§ SET EXERCISE
Word for word, print each line of the listing below; pictures stay out.

§ GIVEN INFORMATION
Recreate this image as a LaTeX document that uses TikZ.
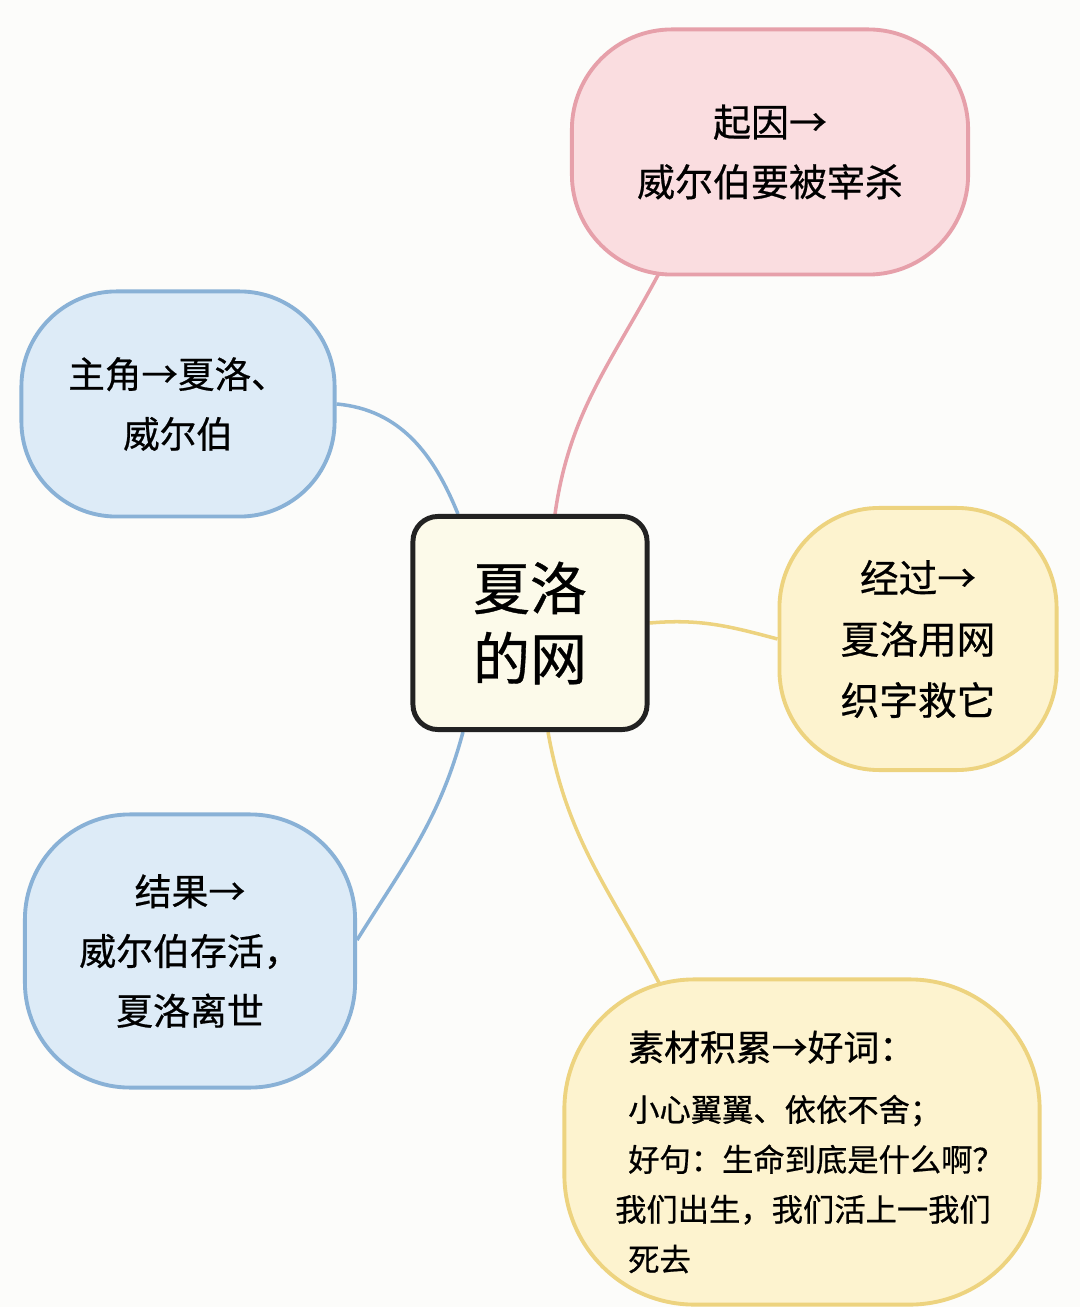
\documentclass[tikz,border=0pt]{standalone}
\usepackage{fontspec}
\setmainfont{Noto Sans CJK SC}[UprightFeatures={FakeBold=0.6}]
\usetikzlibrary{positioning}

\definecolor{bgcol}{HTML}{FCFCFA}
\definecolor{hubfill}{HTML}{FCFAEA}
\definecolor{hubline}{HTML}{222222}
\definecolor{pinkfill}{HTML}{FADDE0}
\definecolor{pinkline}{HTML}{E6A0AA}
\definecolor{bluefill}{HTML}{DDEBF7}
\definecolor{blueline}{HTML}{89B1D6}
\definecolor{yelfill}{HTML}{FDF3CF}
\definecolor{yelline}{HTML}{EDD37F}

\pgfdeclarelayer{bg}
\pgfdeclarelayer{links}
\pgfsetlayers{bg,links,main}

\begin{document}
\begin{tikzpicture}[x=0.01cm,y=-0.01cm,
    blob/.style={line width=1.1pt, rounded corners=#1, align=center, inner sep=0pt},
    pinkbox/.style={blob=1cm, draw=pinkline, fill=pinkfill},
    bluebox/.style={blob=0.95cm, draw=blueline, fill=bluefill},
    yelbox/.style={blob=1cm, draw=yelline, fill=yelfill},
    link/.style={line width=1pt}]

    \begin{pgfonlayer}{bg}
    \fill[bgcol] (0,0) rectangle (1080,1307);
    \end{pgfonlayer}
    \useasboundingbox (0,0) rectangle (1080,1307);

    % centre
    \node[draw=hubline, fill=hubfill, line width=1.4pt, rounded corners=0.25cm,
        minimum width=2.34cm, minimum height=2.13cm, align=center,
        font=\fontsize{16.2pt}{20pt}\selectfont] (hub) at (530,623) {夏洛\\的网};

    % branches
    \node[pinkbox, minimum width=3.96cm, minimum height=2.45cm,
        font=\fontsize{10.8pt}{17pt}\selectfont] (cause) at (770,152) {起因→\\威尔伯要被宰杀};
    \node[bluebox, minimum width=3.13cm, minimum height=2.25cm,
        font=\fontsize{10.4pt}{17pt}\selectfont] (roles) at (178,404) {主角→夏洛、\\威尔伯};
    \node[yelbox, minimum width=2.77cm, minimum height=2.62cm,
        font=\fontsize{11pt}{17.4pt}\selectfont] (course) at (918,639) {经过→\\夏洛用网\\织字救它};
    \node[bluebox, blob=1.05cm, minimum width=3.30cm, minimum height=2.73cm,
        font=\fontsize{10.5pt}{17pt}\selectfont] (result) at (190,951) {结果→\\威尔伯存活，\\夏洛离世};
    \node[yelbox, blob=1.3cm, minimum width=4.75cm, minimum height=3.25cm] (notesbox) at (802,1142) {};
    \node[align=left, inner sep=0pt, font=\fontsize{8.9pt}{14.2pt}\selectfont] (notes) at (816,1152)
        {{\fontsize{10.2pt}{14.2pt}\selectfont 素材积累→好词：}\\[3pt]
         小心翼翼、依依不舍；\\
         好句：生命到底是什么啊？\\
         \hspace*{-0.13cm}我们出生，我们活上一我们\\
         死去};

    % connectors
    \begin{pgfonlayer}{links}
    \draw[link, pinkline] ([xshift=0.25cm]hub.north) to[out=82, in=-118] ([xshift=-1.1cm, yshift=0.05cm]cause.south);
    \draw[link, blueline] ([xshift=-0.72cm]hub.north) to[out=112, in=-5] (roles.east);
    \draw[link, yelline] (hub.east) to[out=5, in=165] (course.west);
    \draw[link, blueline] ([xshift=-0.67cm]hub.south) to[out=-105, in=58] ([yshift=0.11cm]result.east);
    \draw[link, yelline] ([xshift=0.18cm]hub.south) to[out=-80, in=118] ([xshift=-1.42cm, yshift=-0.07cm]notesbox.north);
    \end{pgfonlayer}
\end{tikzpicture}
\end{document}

§ EXERCISE RESULT
Recreate this image as a LaTeX document that uses TikZ.
\documentclass[tikz,border=0pt]{standalone}
\usepackage{fontspec}
\setmainfont{Noto Sans CJK SC}[UprightFeatures={FakeBold=0.6}]
\usetikzlibrary{positioning}

\definecolor{bgcol}{HTML}{FCFCFA}
\definecolor{hubfill}{HTML}{FCFAEA}
\definecolor{hubline}{HTML}{222222}
\definecolor{pinkfill}{HTML}{FADDE0}
\definecolor{pinkline}{HTML}{E6A0AA}
\definecolor{bluefill}{HTML}{DDEBF7}
\definecolor{blueline}{HTML}{89B1D6}
\definecolor{yelfill}{HTML}{FDF3CF}
\definecolor{yelline}{HTML}{EDD37F}

\pgfdeclarelayer{bg}
\pgfdeclarelayer{links}
\pgfsetlayers{bg,links,main}

\begin{document}
\begin{tikzpicture}[x=0.01cm,y=-0.01cm,
    blob/.style={line width=1.1pt, rounded corners=#1, align=center, inner sep=0pt},
    pinkbox/.style={blob=1cm, draw=pinkline, fill=pinkfill},
    bluebox/.style={blob=0.95cm, draw=blueline, fill=bluefill},
    yelbox/.style={blob=1cm, draw=yelline, fill=yelfill},
    link/.style={line width=1pt}]

    \begin{pgfonlayer}{bg}
    \fill[bgcol] (0,0) rectangle (1080,1307);
    \end{pgfonlayer}
    \useasboundingbox (0,0) rectangle (1080,1307);

    % centre
    \node[draw=hubline, fill=hubfill, line width=1.4pt, rounded corners=0.25cm,
        minimum width=2.34cm, minimum height=2.13cm, align=center,
        font=\fontsize{16.2pt}{20pt}\selectfont] (hub) at (530,623) {夏洛\\的网};

    % branches
    \node[pinkbox, minimum width=3.96cm, minimum height=2.45cm,
        font=\fontsize{10.8pt}{17pt}\selectfont] (cause) at (770,152) {起因→\\威尔伯要被宰杀};
    \node[bluebox, minimum width=3.13cm, minimum height=2.25cm,
        font=\fontsize{10.4pt}{17pt}\selectfont] (roles) at (178,404) {主角→夏洛、\\威尔伯};
    \node[yelbox, minimum width=2.77cm, minimum height=2.62cm,
        font=\fontsize{11pt}{17.4pt}\selectfont] (course) at (918,639) {经过→\\夏洛用网\\织字救它};
    \node[bluebox, blob=1.05cm, minimum width=3.30cm, minimum height=2.73cm,
        font=\fontsize{10.5pt}{17pt}\selectfont] (result) at (190,951) {结果→\\威尔伯存活，\\夏洛离世};
    \node[yelbox, blob=1.3cm, minimum width=4.75cm, minimum height=3.25cm] (notesbox) at (802,1142) {};
    \node[align=left, inner sep=0pt, font=\fontsize{8.9pt}{14.2pt}\selectfont] (notes) at (816,1152)
        {{\fontsize{10.2pt}{14.2pt}\selectfont 素材积累→好词：}\\[3pt]
         小心翼翼、依依不舍；\\
         好句：生命到底是什么啊？\\
         \hspace*{-0.13cm}我们出生，我们活上一我们\\
         死去};

    % connectors
    \begin{pgfonlayer}{links}
    \draw[link, pinkline] ([xshift=0.25cm]hub.north) to[out=82, in=-118] ([xshift=-1.1cm, yshift=0.05cm]cause.south);
    \draw[link, blueline] ([xshift=-0.72cm]hub.north) to[out=112, in=-5] (roles.east);
    \draw[link, yelline] (hub.east) to[out=5, in=165] (course.west);
    \draw[link, blueline] ([xshift=-0.67cm]hub.south) to[out=-105, in=58] ([yshift=0.11cm]result.east);
    \draw[link, yelline] ([xshift=0.18cm]hub.south) to[out=-80, in=118] ([xshift=-1.42cm, yshift=-0.07cm]notesbox.north);
    \end{pgfonlayer}
\end{tikzpicture}
\end{document}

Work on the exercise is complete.